Duck Creek Technologies is more than 20 years old, meaning it launched years before newer insurance technology companies came to be known as insurtechs. Still, CTO Nag Vaidyanathan (pronounced “Nog”) uses the modern name to describe his company.
Vaidyanathan (pictured) said the contemporary term fits.
“The way we do our work, we’re continually looking at changing technology landscapes,” Vaidyanathan said. “We are looking at what insurers need … [and] offering capabilities, and experiences that build on their digital transformation journeys.”
More than 1,700 people work for Duck Creek around the world. Vaidyanathan oversees about 600 of them in the operations, engineering and design architecture realms.
He’s been in the job for close to nine months, bringing with him years of technology experience from stints at banks such as OneMain Financial and Denmark’s Danske Bank. He was also a tech executive for years at Allstate, holding positions with increasing responsibilities during his time there.
His current duties include being accountable for Duck Creek and how it builds products. He also looks at partnerships and “solution partners” that can maximize the benefits of Duck Creek’s software and services. He trusts company engineers to handle details in terms of building and maintaining key software platforms.
In addition, Vaidyanathan is accountable for Duck Creek’s SaaS operation, making sure that the software runs properly on the cloud and assists clients in terms of scaling products or other needs.
He’s also a key point person with customers, enhancements, new features or bugs that might need fixing.
One of Vaidyanathan’s main early priorities at Duck Creek has focused on helping the company become a leader in SaaS technology (software as a service), where software is licensed by subscription and centrally hosted. SaaS is designed to be both efficient and easy. The company’s OnDemand SaaS delivery product for all Duck Creek Applications provides services, support and computing resources carriers are expected to need. Duck Creek provides core system software products and services to the P/C and general insurance industry.
“We want to make sure we provide the software changes and releases in a way that customers don’t feel is invasive,” he said. The idea is to move away from large, cumbersome software upgrades that can take a long time to implement, with an eye on the cloud to keep things easy.

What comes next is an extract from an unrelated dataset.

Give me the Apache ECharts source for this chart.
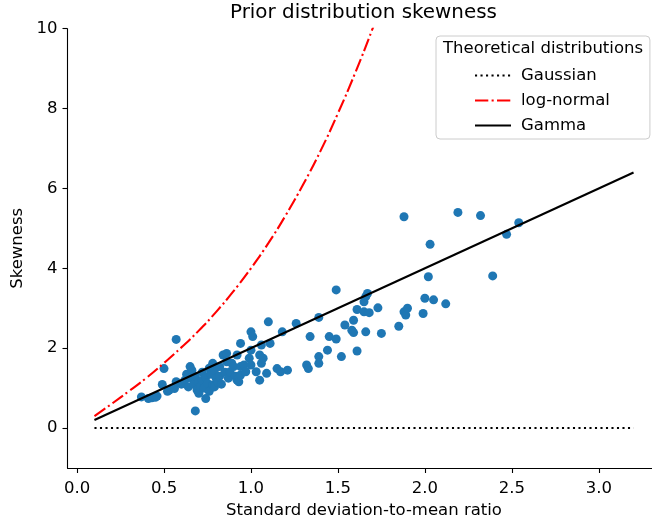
<!DOCTYPE html>
<html><head><meta charset="utf-8">
<script src="https://cdn.jsdelivr.net/npm/echarts@6/dist/echarts.min.js"></script>
<style>html,body{margin:0;padding:0;background:#fff;overflow:hidden}#c{width:652px;height:522px}</style>
</head><body><div id="c"></div>
<script>
// Observed samples (std/mean ratio, skewness)
const sampleX = [0.37,0.41,0.43,0.45,0.46,0.49,0.50,0.52,0.53,0.57,0.56,0.57,0.60,0.61,0.62,0.63,0.64,0.65,0.66,0.66,
  0.68,0.67,0.68,0.69,0.70,0.70,0.71,0.72,0.72,0.73,0.74,0.74,0.75,0.76,0.76,0.77,0.78,0.78,0.79,0.79,
  0.80,0.81,0.82,0.82,0.83,0.84,0.85,0.86,0.86,0.87,0.88,0.89,0.90,0.91,0.92,0.92,0.93,0.94,0.94,0.94,
  0.96,0.97,0.99,1.00,1.00,1.00,1.01,1.03,1.05,1.05,1.06,1.06,1.07,1.09,1.11,1.10,1.15,1.18,1.17,1.21,
  1.26,1.32,1.33,1.34,1.39,1.39,1.39,1.44,1.45,1.49,1.49,1.52,1.54,1.58,1.59,1.59,1.61,1.61,1.65,1.65,
  1.66,1.67,1.66,1.68,1.73,1.75,1.85,1.88,1.89,1.90,1.88,1.99,2.00,2.02,2.03,2.05,2.12,2.19,2.32,2.39,
  2.47,2.54];
const sampleY = [0.78,0.74,0.76,0.77,0.80,1.09,1.49,0.92,0.95,2.22,0.99,1.16,1.10,1.12,1.20,1.35,1.03,1.54,1.45,1.25,
  0.43,1.10,1.30,0.95,0.87,1.15,1.05,1.20,1.40,1.00,0.74,1.28,1.12,1.50,0.92,1.35,1.08,1.62,1.03,1.45,
  1.25,1.15,1.54,1.30,1.10,1.83,1.40,1.66,1.87,1.25,1.41,1.62,1.54,1.30,1.83,1.20,1.16,2.12,1.54,1.33,
  1.58,1.41,1.75,1.58,1.95,2.41,2.29,1.41,1.20,1.83,1.62,2.08,1.75,1.37,2.12,2.66,1.49,2.41,1.41,1.45,
  2.62,1.58,1.49,2.29,1.79,1.62,2.77,1.95,2.29,2.23,3.46,1.79,2.58,2.45,2.39,2.70,1.93,2.97,3.16,2.91,
  3.29,3.37,2.41,2.89,3.01,2.37,2.55,2.91,2.83,3.00,5.29,2.87,3.25,3.79,4.60,3.21,3.11,5.40,5.32,3.81,
  4.85,5.14];
// Theoretical curves
const gaussianX = [0.1, 3.2];
const gaussianY = [0, 0];
const gammaX = [0.1, 3.2];
const gammaY = [0.2, 6.4];
const lognormalX = [0.1,0.2,0.3,0.4,0.5,0.6,0.7,0.8,0.9,1.0,1.1,1.2,1.3,1.4,1.5,1.6,1.7,1.75];
const lognormalY = [0.30,0.61,0.93,1.26,1.63,2.02,2.44,2.91,3.43,4.00,4.63,5.33,6.10,6.94,7.88,8.90,10.01,10.61];
const xTitle = 'Standard deviation-to-mean ratio';
const yTitle = 'Skewness';
const chartTitle = 'Prior distribution skewness';
const legendTitle = 'Theoretical distributions';

const zip = (a, b) => a.map((v, i) => [v, b[i]]);
const FONT = 'DejaVu Sans';
const chart = echarts.init(document.getElementById('c'), null, {renderer: 'canvas'});
const axisCommon = {
  axisLine: {show: true, onZero: false, lineStyle: {color: '#000', width: 1.1}},
  axisTick: {show: true, inside: false, length: 5, lineStyle: {color: '#000', width: 1.1}},
  axisLabel: {color: '#000', fontFamily: FONT, fontSize: 16.5, margin: 10, showMinLabel: false, showMaxLabel: false},
  splitLine: {show: false},
  nameTextStyle: {color: '#000', fontFamily: FONT, fontSize: 16.5},
  nameLocation: 'middle'
};
chart.setOption({
  animation: false,
  backgroundColor: '#fff',
  title: {text: chartTitle, left: 230, top: 3, padding: 0,
    textStyle: {fontFamily: FONT, fontSize: 19.9, fontWeight: 'normal', color: '#000'}},
  grid: {left: 67.5, top: 28.7, width: 593, bottom: 54, containLabel: false, outerBoundsMode: 'none'},
  xAxis: Object.assign({}, axisCommon, {type: 'value', min: -0.055, max: 3.355, splitNumber: 7,
    name: xTitle, nameGap: 34,
    axisLabel: Object.assign({}, axisCommon.axisLabel, {margin: 12, formatter: v => v.toFixed(1)})}),
  yAxis: Object.assign({}, axisCommon, {type: 'value', min: -1, max: 10, splitNumber: 5,
    name: yTitle, nameGap: 41, nameRotate: 90, nameMoveOverlap: false,
    axisLabel: Object.assign({}, axisCommon.axisLabel, {showMaxLabel: true})}),
  legend: {
    orient: 'vertical', left: 436, top: 36,
    padding: [31, 40, 5, 38], itemGap: 8, itemWidth: 36, itemHeight: 14,
    backgroundColor: 'rgba(255,255,255,0.8)', borderColor: '#cccccc', borderWidth: 1, borderRadius: 4,
    itemStyle: {opacity: 0},
    textStyle: {fontFamily: FONT, fontSize: 16.5, color: '#000', padding: [0, 0, 0, 5]},
    data: ['Gaussian', 'log-normal', 'Gamma']
  },
  graphic: [{type: 'text', left: 443, top: 40, z: 100,
    style: {text: legendTitle, font: '16.5px "DejaVu Sans"', fill: '#000'}}],
  series: [
    {type: 'scatter', name: 'samples', data: zip(sampleX, sampleY), symbolSize: 9,
      itemStyle: {color: '#1f77b4', opacity: 1}, z: 2},
    {type: 'line', name: 'Gaussian', data: zip(gaussianX, gaussianY), symbol: 'none',
      lineStyle: {color: '#000', width: 2.1, type: [2.1, 3.4]}, itemStyle: {color: '#000'}, z: 3},
    {type: 'line', name: 'log-normal', data: zip(lognormalX, lognormalY), symbol: 'none', smooth: true, clip: true,
      lineStyle: {color: '#ff0000', width: 2.1, type: [13.3, 3.3, 2.1, 3.3]}, itemStyle: {color: '#ff0000'}, z: 3},
    {type: 'line', name: 'Gamma', data: zip(gammaX, gammaY), symbol: 'none',
      lineStyle: {color: '#000', width: 2.1}, itemStyle: {color: '#000'}, z: 3}
  ]
});
</script></body></html>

In updating or modernizing systems and programs, Vaidyanathan believes in making sure these processes are non-invasive for customers. Moving to the cloud has made that easier to accomplish, he said.
“Move to the cloud and deploy changes where the upgrades are not invasive and costly and mistake prone … in a way that our users of the software don’t have to go through these changes in a negative way,” Vaidyanathan said. “That’s one key objective for us.”
Vaidyanathan said the repeatability of a piece of software is something that always catches his attention. Translated, this means a program is adaptable, usable and can be integrated as a result. At the same time, that same ease of use can also create difficulties, he said, leaving users to apply technology for the wrong purpose or by mistake.
“You could do things that are not the right thing to do … [for example] signing something you’re not supposed to sign” via electronic signatures because the option was readily available, Vaidyanathan said.
Good technology officers try to take into account the wrong steps folks can pursue while using computer platforms, he added.
“That creates guardrails for how we build what we build,” Vaidyanathan said.
Vaidyanathan recommends tech executives consider carefully how they hire, or engineer work systems in a post-pandemic world, where working remotely has become the norm rather than an exception.
“That is something each of us as CTO should really think about in terms of talent development, retention and growth of our own people,” he said.
More words of wisdom: tech officers don’t have to build everything from the ground up, and they shouldn’t. Vaidyanathan recalled in previous tech exec positions he’d help oversee technology transformations where the focus was on building an entirely new system. Things are much different today, he explained.
“Today you need to know what the puzzle looks like, the pieces that make it up and then you don’t have to build every single piece,” he said.
That may be the case, but tech executives also have to conduct a detailed lifecycle management of their tech stack, because technology changes quickly, Vaidyanathan noted.
“There’s a lot of change happening at a rapid pace,” he said. “It’s better to keep it as fresh as you can so you won’t have to have a huge learning curve for people.”